First, Lucy receives the prescription via e-mail. Her agent filters the message and adds the prescription to its knowledge base. The agent appends a link to the bottom of the message, "Do you want to schedule appointments?" The link goes to Lucy's agent site, which is running on the same machine as her mail proxy, possibly her handheld. The URL has a query string that indicates that Lucy is visiting in regards to the prescription. It already has a query formatted in XHTML forms, but it does not say anything about Lucy, let alone Pete. Lucy's agent knew how to form the query based on health care knowledge it already has. The page is not unlike an advanced query page at Google, but supports adding additional fields like the FOAF-a-matic's [Add Friend] button. (Alternatively, the interface could be all Java/Swing or JavaScript/XUL, but XHTML provides several key advantages: ubiquity, standardization and ability to run in a low resource environment.)

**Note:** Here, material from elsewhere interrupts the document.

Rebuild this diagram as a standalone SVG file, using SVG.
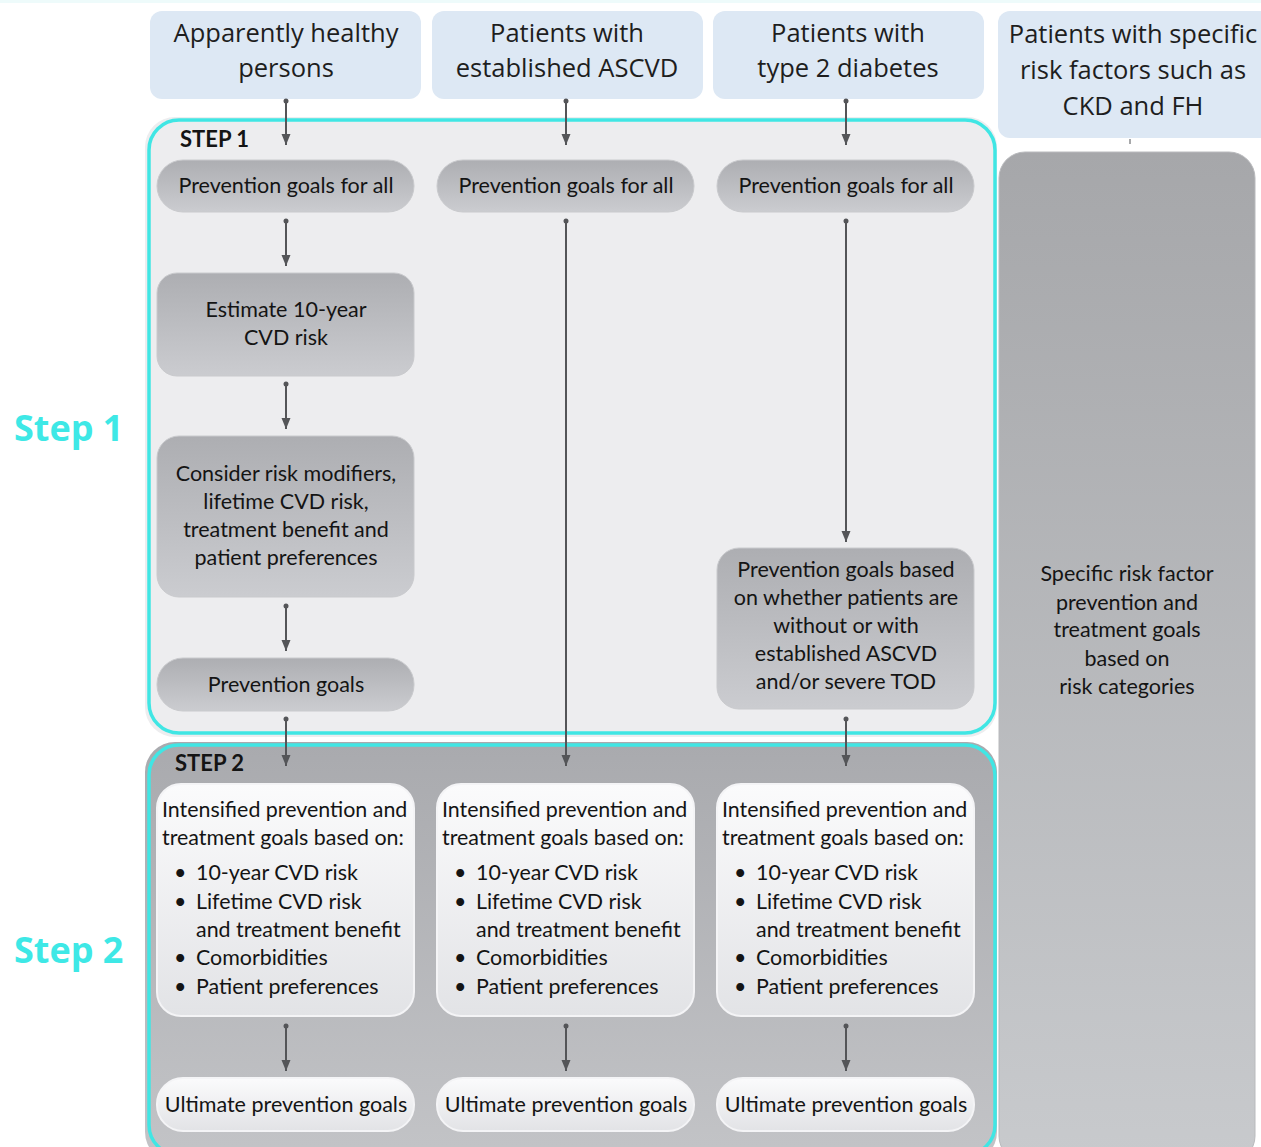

As to plan revision, this requires that each question "Execute this plan?" requires an ability to rephrase the query. This implies that Lucy's agent and Pete's agent communicate using the same query ontology, or at least can reason about each other's ontologies. For our demo, the query will be phrased using an ontology for SHOE queries; an obvious choice for this would be the TRIPLE ontology, or some other form of RuleML. This can then be used to generate a "modify query" form for Pete when he clicks on "No".
As to the implementation, we will use a servlet type. I would suggest using Apache's Struts, which would integrate well with the Java agent architecture. The user interface can be presented as XHTML 1.0. Using this architecture, it would be possible to add voice markup as well, so that a user can control their agent over the phone.
As a C alternative, Redland and Parka-DB could communicate with SHOP2. This would require more engineering effort, while its result would be more efficient and scalable. However, the requirement is not for a shrink-wrapped system, and using the open tools described above listed will offer not only a reasonable demonstration of the technology, but also the amount of work that has already been accomplished towards the goal of a Semantic Web. Anyone will be able to install the agent by downloading a jar file (or, better yet, clicking on a Java Web Start link), whereas a C solution would require compilation for the user's target machine.